The only wine is Essex
Roula Khalaf, Editor of the FT, selects her favourite stories in this weekly newsletter.
California’s Jackson Family Wines owns more than 40 prime estates from Napa to Saint-Émilion. So its recent announcement of a new wine project in Essex was considered a curveball by some. For this clay-bound county in south-east England is often better known for being the butt of jokes than a seat for vines – but the growing consensus is that “England’s Côte-d’Or” is now producing some of its best still wines.
Its vinous epicentre is the Crouch Valley, just to the north of the meandering River Crouch. It’s here that winemaker JFW will be planting 65 acres of Chardonnay and Pinot Noir. (The first wines – name to be confirmed – won’t be released until at least 2028, but there may be some wines made with local fruit released before then.) “When we ran the numbers for sunshine hours, warmth and rainfall, they were just off the scale,” says Charlie Holland, the British winemaker formerly of Gusbourne in Kent who’s heading JFW’s Essex venture. “You get lots of nice dry weather, particularly in the autumn, which is crucial for ripening still-wine grapes.” It was the wines of nearby Danbury Ridge that convinced him of the area’s potential. “2021 was the litmus test – it proved you could make great wines there, even in a difficult year.”
Like JFW, Danbury Ridge is a family business, albeit on a smaller scale. Owners Michael and Heather Bunker, and their daughters Janine and Sophie, are originally from the local resort town of Southend-on-Sea. It was a friend who suggested the retired investment banker Bunker plant vines on his 28 acres of land in 2014. The real breakthrough wine for Danbury Ridge was the velvety 2018 Pinot Noir.

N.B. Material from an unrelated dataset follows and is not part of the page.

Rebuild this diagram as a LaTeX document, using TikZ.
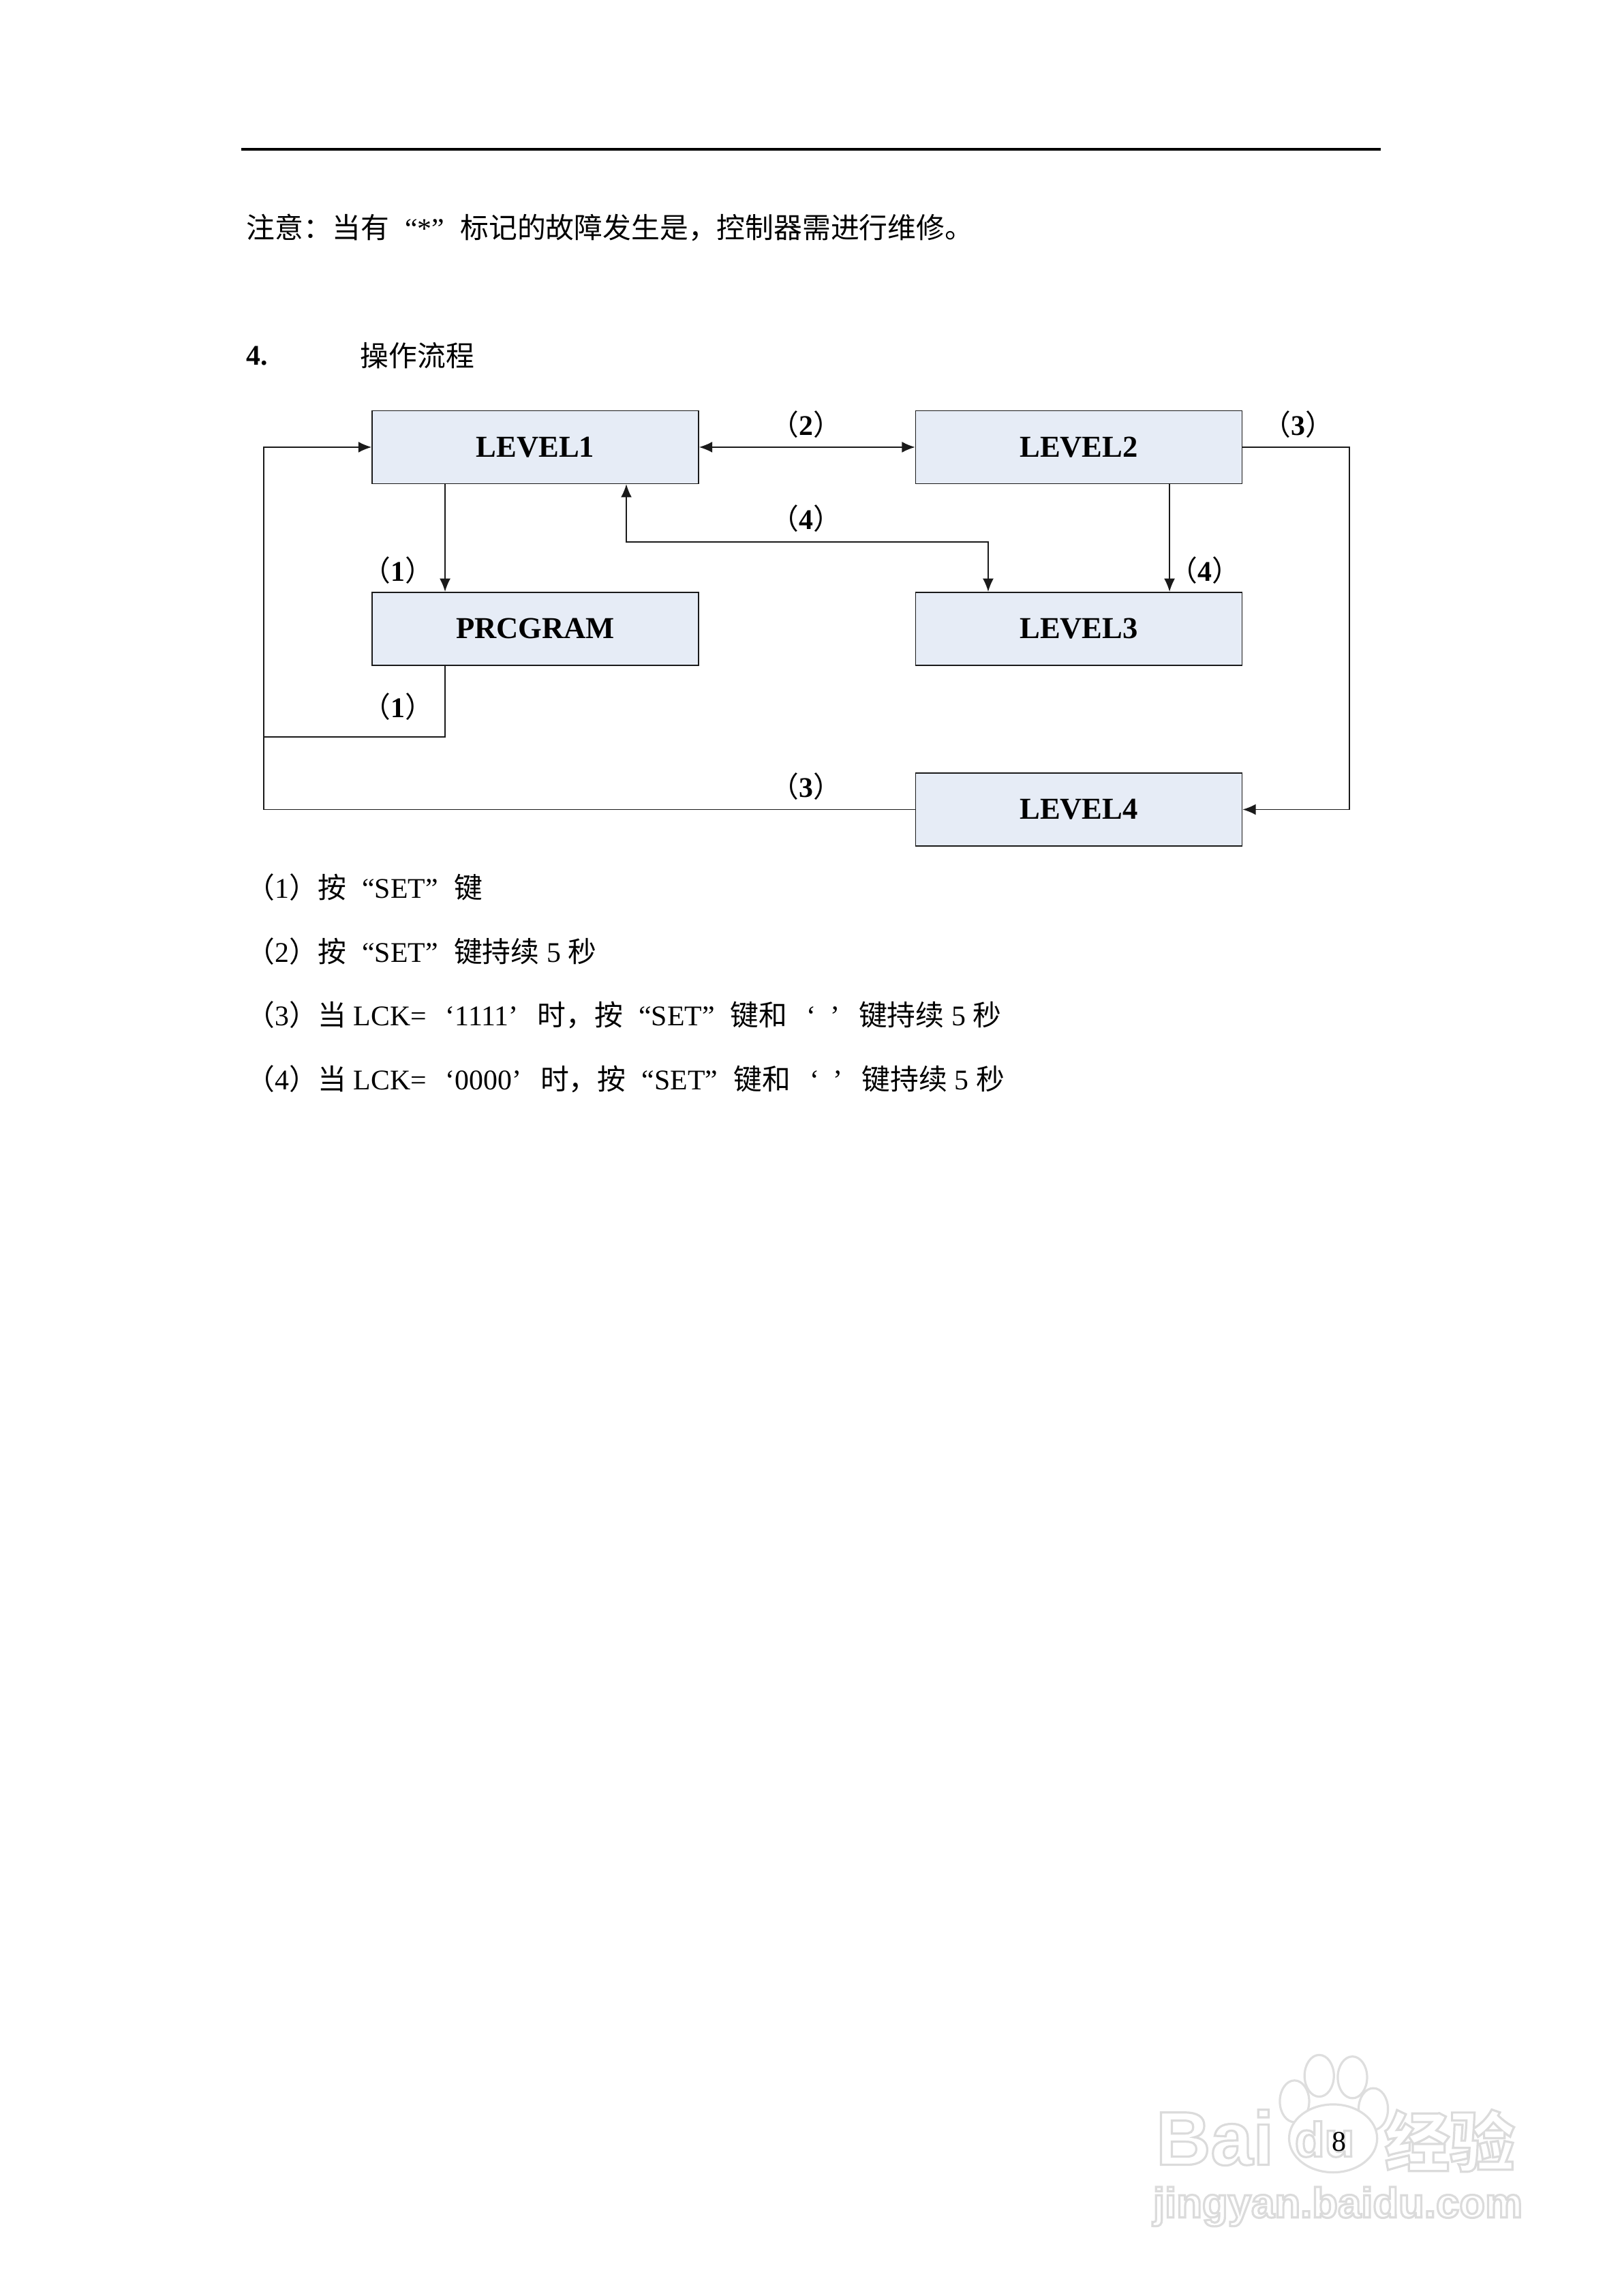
\documentclass[tikz,border=0pt]{standalone}
\usepackage{fontspec}
\setmainfont{Liberation Serif}
\newfontfamily\cjk{Noto Sans CJK SC}
\newfontfamily\marksans{Liberation Sans}
\usetikzlibrary{arrows.meta}
\usetikzlibrary{positioning}
\definecolor{boxfill}{HTML}{E6ECF6}
\definecolor{linedark}{HTML}{1A1A1A}
\newcommand{\openq}{\makebox[1em][r]{“}}
\newcommand{\closeq}{\makebox[1em][l]{”}}
\newcommand{\opens}{\makebox[1em][r]{‘}}
\newcommand{\closes}{\makebox[1em][l]{’}}
\newcommand{\stepnum}[1]{{\cjk\mdseries （}#1{\cjk\mdseries ）}}
\newcommand{\outlined}[1]{\special{pdf:code 1 Tr 0.8 w 0.86 G}#1\special{pdf:code 0 Tr}}
\tikzset{
  levelbox/.style={draw=linedark,line width=0.4pt,fill=boxfill,minimum width=4.227cm,minimum height=0.944cm,inner sep=0pt,font=\fontsize{11.2}{13}\selectfont\bfseries},
  flow/.style={draw=linedark,line width=0.4pt,-{Latex[length=0.17cm,width=0.14cm]}},
  bothflow/.style={draw=linedark,line width=0.4pt,{Latex[length=0.17cm,width=0.14cm]}-{Latex[length=0.17cm,width=0.14cm]}},
  plainflow/.style={draw=linedark,line width=0.4pt},
  steplabel/.style={font=\fontsize{10.5}{12}\selectfont\bfseries},
  bodytext/.style={anchor=west,inner sep=0pt,font=\fontsize{10.5}{13}\selectfont},
  markpaw/.style={draw=black!13,fill=white,line width=0.8pt},
  marktext/.style={inner sep=0pt}
}
\begin{document}
\begin{tikzpicture}
\useasboundingbox[fill=white] (0,0) rectangle (21,29.718);
\draw[line width=1pt] (3.124,27.786) -- (17.877,27.786);

\node[bodytext] (note) at (3.185,26.77) {{\cjk 注意：当有}\openq *\closeq{\cjk 标记的故障发生是，控制器需进行维修。}};
\node[bodytext] (secnum) at (3.185,25.112) {\textbf{4.}};
\node[bodytext] (sectitle) at (4.66,25.112) {\cjk 操作流程};

\node[levelbox] (level1) at (6.931,23.93) {LEVEL1};
\node[levelbox] (level2) at (13.968,23.93) {LEVEL2};
\node[levelbox] (prog) at (6.931,21.58) {PRCGRAM};
\node[levelbox] (level3) at (13.968,21.58) {LEVEL3};
\node[levelbox] (level4) at (13.968,19.24) {LEVEL4};

\coordinate (busleft) at (3.415,20.179);
\coordinate (busright) at (17.471,23.93);
\coordinate (t1) at (5.762,23.93);
\coordinate (t2) at (8.109,22.703);
\coordinate (t3) at (12.794,22.703);
\coordinate (t4) at (15.142,23.93);

\draw[bothflow] (level1.east) -- (level2.west);
\draw[flow] (t1 |- level1.south) -- (t1 |- prog.north);
\draw[flow] (t4 |- level2.south) -- (t4 |- level3.north);
\draw[plainflow] (t1 |- prog.south) |- (busleft);
\draw[flow] (level4.west) -| (busleft) |- (level1.west);
\draw[flow] (level2.east) -- (busright) |- (level4.east);
\draw[bothflow] (t2 |- level1.south) -- (t2) -- (t3) -- (t3 |- level3.north);

\node[steplabel] (lab2) at (10.44,24.22) {\stepnum{2}};
\node[steplabel] (lab3a) at (16.81,24.22) {\stepnum{3}};
\node[steplabel] (lab4a) at (10.44,23.01) {\stepnum{4}};
\node[steplabel] (lab1a) at (5.155,22.34) {\stepnum{1}};
\node[steplabel] (lab4b) at (15.6,22.34) {\stepnum{4}};
\node[steplabel] (lab1b) at (5.155,20.57) {\stepnum{1}};
\node[steplabel] (lab3b) at (10.44,19.54) {\stepnum{3}};

\node[bodytext] (item1) at (3.185,18.23) {{\cjk （}1{\cjk ）按}\openq SET\closeq{\cjk 键}};
\node[bodytext] (item2) at (3.185,17.40) {{\cjk （}2{\cjk ）按}\openq SET\closeq{\cjk 键持续} 5 {\cjk 秒}};
\node[bodytext] (item3) at (3.185,16.58) {{\cjk （}3{\cjk ）当} LCK=\opens 1111\closes{\cjk 时，按}\openq SET\closeq{\cjk 键和}\opens\hspace{0.5em}\closes{\cjk 键持续} 5 {\cjk 秒}};
\node[bodytext] (item4) at (3.185,15.75) {{\cjk （}4{\cjk ）当} LCK=\opens 0000\closes{\cjk 时，按}\openq SET\closeq{\cjk 键和}\opens\hspace{0.5em}\closes{\cjk 键持续} 5 {\cjk 秒}};

% watermark
\draw[markpaw] (16.76,2.52) ellipse (0.19 and 0.27);
\draw[markpaw] (17.08,2.85) ellipse (0.19 and 0.27);
\draw[markpaw] (17.51,2.83) ellipse (0.19 and 0.27);
\draw[markpaw] (17.78,2.42) ellipse (0.19 and 0.27);
\draw[markpaw] (17.26,2.04) ellipse (0.57 and 0.44);
\node[marktext,font=\marksans\bfseries\fontsize{28}{30}\selectfont] (markbai) at (15.73,2.05) {\outlined{Bai}};
\node[marktext,font=\marksans\bfseries\fontsize{18}{20}\selectfont] (markdu) at (17.15,2.03) {\outlined{du}};
\node[marktext,font=\cjk\bfseries\fontsize{24}{26}\selectfont] (markjy) at (18.77,2.01) {\outlined{经验}};
\node[marktext,font=\marksans\bfseries\fontsize{15.5}{17}\selectfont] (markurl) at (17.32,1.156) {\outlined{jingyan.baidu.com}};
\node[inner sep=0pt,font=\fontsize{10.5}{13}\selectfont] (pagenum) at (17.34,2.0) {8};
\end{tikzpicture}
\end{document}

Standing in the box-fresh winery, I taste the new 2021 Chardonnay (£40, thefinestbubble.com), a luscious, almost tropical white with a perky acidity and subtle saltiness; and the fantastic 2021 Pinot Noir (£42, thefinestbubble.com) that has a concentration and elegance still rare in English reds. There is a single-vineyard Chardonnay called Octagon Block, which is designed for longer cellaring. I also had a preview of Solstice, which will be Danbury’s stab at a sparkling.
Blackbook Winery I’d Rather be a Rebel rosé 2020, £20.50
Riverview chardonnay 2021, £36
Like many vineyards in the Crouch Valley, Danbury Ridge was planted by the roving vineyard manager Duncan McNeill. “Over the past 10 years, my business has been growing so fast it’s almost frightening,” he says. “A lot of arable farmers are switching to growing grapes because it’s much more lucrative.” Crouch Valley fruit can fetch up to 60 per cent more than the average sparkling grape, he says. And it’s increasingly sought after by wineries across the UK – one that makes a feature of it is urban Blackbook Winery. Next year, Essex will get a fillip with the launch of one big new contract winery. An insider even claims that “five or six big names in Burgundy” have been making enquiries.
The young Riverview estate, to the south of the River Crouch, is also promising. Its transparent Riverview Pinot Noir 2021 (£36) was a standout for me at a recent WineGB tasting. I take a tour of the vineyard with its Essex-born owner Katie Yesil and her Londoner husband Umut. “We were going to do sparkling,” laughs the 30-year-old, “but then we were told the grapes were too good to waste!” I return to London full of high hopes for the future of English wine and with boots caked in Essex clay.